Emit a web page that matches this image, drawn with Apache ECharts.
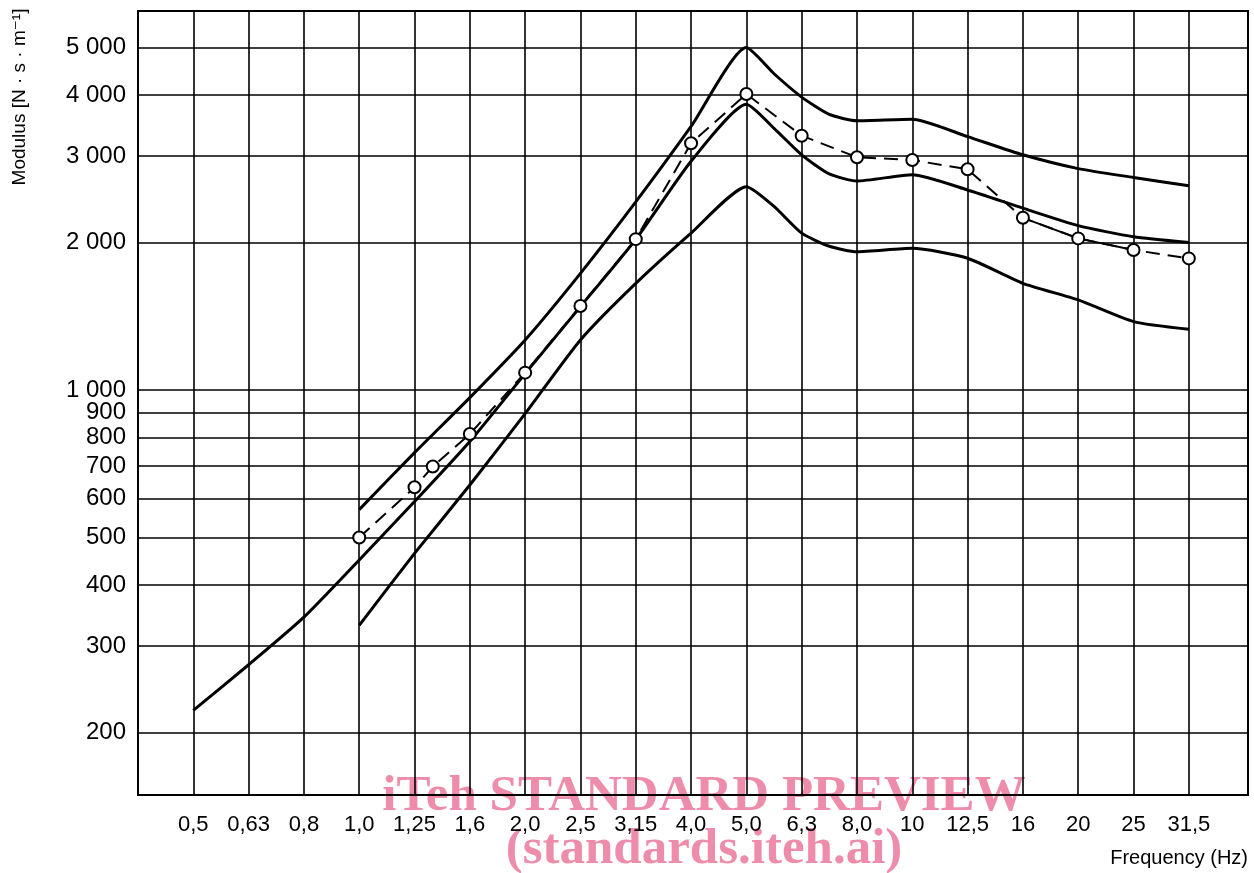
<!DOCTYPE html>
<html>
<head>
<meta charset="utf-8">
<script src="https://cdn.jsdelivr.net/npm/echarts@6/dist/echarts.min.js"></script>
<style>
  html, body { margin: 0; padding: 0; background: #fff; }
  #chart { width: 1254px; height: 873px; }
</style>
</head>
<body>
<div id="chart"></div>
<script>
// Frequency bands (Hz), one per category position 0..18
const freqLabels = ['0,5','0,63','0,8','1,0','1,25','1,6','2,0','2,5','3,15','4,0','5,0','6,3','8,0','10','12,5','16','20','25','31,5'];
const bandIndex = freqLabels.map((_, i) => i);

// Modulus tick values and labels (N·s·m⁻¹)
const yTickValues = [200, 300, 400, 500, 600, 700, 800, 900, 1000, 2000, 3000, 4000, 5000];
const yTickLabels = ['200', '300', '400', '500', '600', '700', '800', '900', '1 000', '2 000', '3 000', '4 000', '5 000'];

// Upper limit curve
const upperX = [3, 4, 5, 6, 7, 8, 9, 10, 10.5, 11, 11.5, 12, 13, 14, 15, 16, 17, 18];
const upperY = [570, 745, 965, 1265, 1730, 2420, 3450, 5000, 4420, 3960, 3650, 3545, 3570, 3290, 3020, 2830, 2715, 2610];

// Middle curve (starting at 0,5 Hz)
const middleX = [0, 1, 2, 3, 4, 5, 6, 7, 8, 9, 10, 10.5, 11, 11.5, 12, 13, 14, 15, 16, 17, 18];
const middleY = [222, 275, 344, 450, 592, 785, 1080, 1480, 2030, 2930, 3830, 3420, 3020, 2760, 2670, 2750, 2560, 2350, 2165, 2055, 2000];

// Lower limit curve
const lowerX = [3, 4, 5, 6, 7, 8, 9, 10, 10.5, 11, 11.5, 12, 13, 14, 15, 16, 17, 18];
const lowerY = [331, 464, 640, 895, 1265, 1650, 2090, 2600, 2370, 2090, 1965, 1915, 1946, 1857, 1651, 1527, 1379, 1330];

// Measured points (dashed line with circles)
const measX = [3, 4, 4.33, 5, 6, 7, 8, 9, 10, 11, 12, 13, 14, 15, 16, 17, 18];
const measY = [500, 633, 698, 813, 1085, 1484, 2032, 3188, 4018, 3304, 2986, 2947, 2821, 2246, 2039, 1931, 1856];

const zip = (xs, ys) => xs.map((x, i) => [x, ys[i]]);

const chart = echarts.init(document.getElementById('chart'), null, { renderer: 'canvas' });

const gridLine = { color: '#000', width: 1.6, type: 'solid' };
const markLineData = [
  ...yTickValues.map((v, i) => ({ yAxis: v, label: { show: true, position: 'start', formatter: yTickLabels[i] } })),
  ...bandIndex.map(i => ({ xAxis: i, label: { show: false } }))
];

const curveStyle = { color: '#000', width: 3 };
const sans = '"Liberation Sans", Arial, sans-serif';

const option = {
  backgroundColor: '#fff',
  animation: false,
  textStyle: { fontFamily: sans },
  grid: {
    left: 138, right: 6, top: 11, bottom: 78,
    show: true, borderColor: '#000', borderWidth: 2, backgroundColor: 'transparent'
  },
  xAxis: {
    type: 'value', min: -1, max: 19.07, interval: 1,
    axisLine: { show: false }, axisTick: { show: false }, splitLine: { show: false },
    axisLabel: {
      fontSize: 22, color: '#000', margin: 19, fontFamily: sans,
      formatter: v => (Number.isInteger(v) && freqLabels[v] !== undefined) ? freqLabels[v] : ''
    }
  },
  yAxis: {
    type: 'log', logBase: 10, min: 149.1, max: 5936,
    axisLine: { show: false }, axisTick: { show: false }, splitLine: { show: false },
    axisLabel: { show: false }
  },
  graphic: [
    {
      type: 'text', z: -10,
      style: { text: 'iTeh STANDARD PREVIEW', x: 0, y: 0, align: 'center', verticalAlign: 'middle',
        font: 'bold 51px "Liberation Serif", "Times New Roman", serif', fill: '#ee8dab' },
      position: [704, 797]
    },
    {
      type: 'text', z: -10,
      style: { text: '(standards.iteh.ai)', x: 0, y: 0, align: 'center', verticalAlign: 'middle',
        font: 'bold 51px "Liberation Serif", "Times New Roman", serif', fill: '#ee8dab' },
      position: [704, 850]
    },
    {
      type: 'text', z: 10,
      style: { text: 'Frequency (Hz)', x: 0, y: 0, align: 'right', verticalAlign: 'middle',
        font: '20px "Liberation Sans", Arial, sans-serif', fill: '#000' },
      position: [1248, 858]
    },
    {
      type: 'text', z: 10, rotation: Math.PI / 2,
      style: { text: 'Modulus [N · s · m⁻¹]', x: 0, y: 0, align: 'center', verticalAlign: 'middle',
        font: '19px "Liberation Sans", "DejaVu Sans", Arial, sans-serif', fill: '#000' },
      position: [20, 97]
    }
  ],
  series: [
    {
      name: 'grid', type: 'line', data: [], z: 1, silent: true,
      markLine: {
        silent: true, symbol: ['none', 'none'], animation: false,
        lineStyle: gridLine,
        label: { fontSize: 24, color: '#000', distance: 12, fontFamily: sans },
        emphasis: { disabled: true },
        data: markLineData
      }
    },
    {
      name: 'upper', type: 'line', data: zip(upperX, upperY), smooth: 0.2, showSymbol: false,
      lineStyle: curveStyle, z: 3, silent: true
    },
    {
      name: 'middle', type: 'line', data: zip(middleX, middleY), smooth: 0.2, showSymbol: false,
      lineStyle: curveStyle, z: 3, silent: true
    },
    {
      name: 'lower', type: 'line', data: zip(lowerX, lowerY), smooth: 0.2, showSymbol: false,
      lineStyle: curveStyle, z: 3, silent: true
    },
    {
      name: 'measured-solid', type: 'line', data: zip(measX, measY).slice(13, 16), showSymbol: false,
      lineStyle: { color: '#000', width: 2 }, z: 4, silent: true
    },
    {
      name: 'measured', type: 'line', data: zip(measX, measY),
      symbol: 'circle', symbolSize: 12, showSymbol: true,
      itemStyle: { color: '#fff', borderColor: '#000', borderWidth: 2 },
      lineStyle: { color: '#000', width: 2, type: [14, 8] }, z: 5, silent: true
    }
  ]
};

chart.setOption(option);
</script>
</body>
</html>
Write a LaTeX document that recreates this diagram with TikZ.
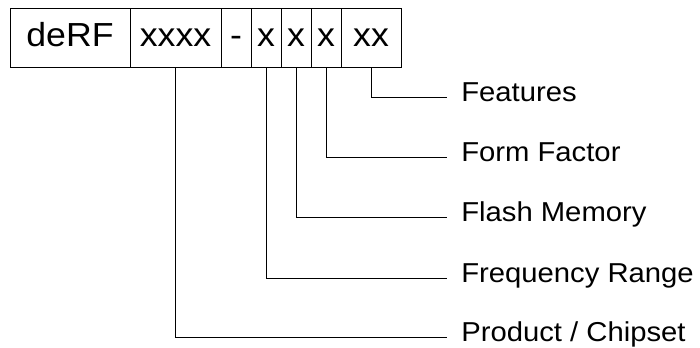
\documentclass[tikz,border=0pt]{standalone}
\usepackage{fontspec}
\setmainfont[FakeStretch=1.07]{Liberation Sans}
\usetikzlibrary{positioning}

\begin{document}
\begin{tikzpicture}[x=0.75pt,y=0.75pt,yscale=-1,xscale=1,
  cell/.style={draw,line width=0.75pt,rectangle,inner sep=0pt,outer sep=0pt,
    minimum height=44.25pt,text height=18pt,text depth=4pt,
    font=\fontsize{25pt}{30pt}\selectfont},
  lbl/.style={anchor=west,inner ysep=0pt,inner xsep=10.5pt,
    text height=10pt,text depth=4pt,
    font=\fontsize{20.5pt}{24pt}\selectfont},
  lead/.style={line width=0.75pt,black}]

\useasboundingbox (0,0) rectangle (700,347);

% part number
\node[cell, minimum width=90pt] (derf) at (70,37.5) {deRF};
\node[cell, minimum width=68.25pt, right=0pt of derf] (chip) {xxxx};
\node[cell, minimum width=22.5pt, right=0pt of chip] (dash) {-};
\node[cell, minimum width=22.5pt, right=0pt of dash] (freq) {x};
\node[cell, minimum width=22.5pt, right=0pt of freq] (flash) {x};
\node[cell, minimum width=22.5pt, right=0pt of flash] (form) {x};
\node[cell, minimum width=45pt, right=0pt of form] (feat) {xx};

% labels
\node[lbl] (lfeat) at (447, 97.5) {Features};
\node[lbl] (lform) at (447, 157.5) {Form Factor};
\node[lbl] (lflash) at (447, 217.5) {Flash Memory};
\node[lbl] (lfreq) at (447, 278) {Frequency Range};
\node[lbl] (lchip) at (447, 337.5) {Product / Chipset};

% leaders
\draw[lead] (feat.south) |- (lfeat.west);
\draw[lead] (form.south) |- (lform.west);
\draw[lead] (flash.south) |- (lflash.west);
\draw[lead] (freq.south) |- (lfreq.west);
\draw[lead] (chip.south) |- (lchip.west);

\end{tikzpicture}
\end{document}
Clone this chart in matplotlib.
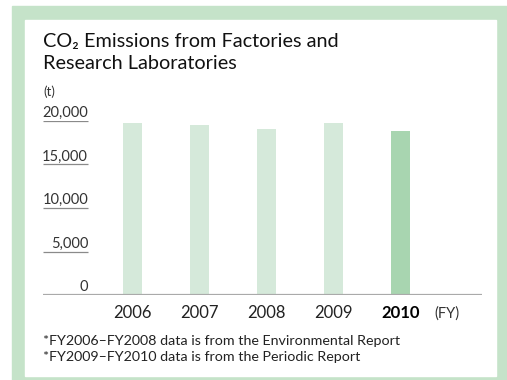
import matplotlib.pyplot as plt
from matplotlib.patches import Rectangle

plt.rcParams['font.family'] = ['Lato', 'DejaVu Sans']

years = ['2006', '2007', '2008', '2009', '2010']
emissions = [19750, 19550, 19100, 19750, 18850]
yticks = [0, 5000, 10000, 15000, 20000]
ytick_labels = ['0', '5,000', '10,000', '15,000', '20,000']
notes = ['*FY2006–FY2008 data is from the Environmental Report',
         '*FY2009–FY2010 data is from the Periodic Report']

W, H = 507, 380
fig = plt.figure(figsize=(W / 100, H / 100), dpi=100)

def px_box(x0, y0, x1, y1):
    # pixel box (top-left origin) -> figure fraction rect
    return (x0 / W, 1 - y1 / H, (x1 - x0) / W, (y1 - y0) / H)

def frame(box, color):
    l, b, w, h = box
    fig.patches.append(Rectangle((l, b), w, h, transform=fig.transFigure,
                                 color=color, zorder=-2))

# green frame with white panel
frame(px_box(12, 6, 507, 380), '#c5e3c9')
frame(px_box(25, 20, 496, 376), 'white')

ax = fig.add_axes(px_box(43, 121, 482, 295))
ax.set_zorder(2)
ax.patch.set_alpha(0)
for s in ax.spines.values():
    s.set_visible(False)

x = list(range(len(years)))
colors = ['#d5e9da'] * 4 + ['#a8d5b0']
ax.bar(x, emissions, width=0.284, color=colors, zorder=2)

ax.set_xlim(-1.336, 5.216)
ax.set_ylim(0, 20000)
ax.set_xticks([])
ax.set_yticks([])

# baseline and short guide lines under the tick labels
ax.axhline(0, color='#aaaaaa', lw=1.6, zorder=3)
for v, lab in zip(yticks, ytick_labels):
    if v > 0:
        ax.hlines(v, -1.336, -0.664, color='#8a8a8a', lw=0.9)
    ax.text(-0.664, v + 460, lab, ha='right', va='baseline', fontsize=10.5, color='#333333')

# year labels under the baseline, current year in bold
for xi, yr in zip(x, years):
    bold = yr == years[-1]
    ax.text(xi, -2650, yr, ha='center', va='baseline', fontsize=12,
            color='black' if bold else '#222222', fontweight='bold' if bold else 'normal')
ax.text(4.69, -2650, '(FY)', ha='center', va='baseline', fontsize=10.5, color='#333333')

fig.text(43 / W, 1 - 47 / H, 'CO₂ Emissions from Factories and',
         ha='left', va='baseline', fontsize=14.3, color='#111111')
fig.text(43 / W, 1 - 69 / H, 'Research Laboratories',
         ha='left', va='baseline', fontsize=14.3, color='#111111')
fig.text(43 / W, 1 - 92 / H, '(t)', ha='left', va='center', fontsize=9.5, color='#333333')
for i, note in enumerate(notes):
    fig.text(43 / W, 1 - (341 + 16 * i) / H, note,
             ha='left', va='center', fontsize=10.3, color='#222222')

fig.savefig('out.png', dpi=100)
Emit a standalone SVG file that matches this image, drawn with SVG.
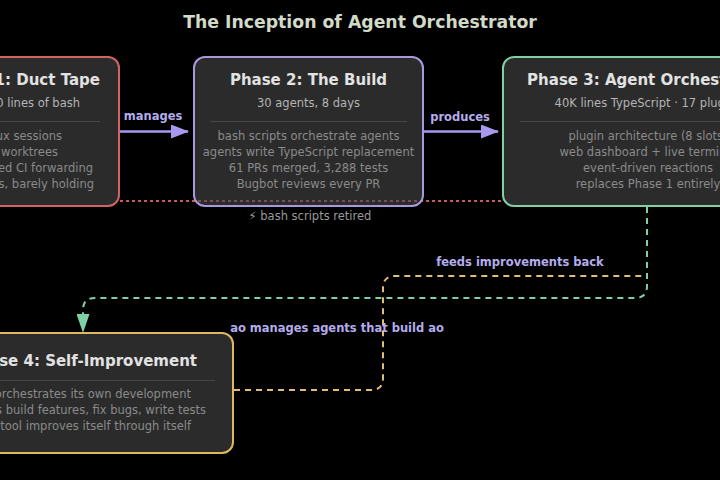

> **Given problem**
Look at the listing and set down only the lines from its start through the line with "1527, 1379, 1330];", word for word and without pictures.

> **Response to the exercise**
Emit a web page that matches this image, drawn with Apache ECharts.
<!DOCTYPE html>
<html>
<head>
<meta charset="utf-8">
<script src="https://cdn.jsdelivr.net/npm/echarts@6/dist/echarts.min.js"></script>
<style>
  html, body { margin: 0; padding: 0; background: #fff; }
  #chart { width: 1254px; height: 873px; }
</style>
</head>
<body>
<div id="chart"></div>
<script>
// Frequency bands (Hz), one per category position 0..18
const freqLabels = ['0,5','0,63','0,8','1,0','1,25','1,6','2,0','2,5','3,15','4,0','5,0','6,3','8,0','10','12,5','16','20','25','31,5'];
const bandIndex = freqLabels.map((_, i) => i);

// Modulus tick values and labels (N·s·m⁻¹)
const yTickValues = [200, 300, 400, 500, 600, 700, 800, 900, 1000, 2000, 3000, 4000, 5000];
const yTickLabels = ['200', '300', '400', '500', '600', '700', '800', '900', '1 000', '2 000', '3 000', '4 000', '5 000'];

// Upper limit curve
const upperX = [3, 4, 5, 6, 7, 8, 9, 10, 10.5, 11, 11.5, 12, 13, 14, 15, 16, 17, 18];
const upperY = [570, 745, 965, 1265, 1730, 2420, 3450, 5000, 4420, 3960, 3650, 3545, 3570, 3290, 3020, 2830, 2715, 2610];

// Middle curve (starting at 0,5 Hz)
const middleX = [0, 1, 2, 3, 4, 5, 6, 7, 8, 9, 10, 10.5, 11, 11.5, 12, 13, 14, 15, 16, 17, 18];
const middleY = [222, 275, 344, 450, 592, 785, 1080, 1480, 2030, 2930, 3830, 3420, 3020, 2760, 2670, 2750, 2560, 2350, 2165, 2055, 2000];

// Lower limit curve
const lowerX = [3, 4, 5, 6, 7, 8, 9, 10, 10.5, 11, 11.5, 12, 13, 14, 15, 16, 17, 18];
const lowerY = [331, 464, 640, 895, 1265, 1650, 2090, 2600, 2370, 2090, 1965, 1915, 1946, 1857, 1651, 1527, 1379, 1330];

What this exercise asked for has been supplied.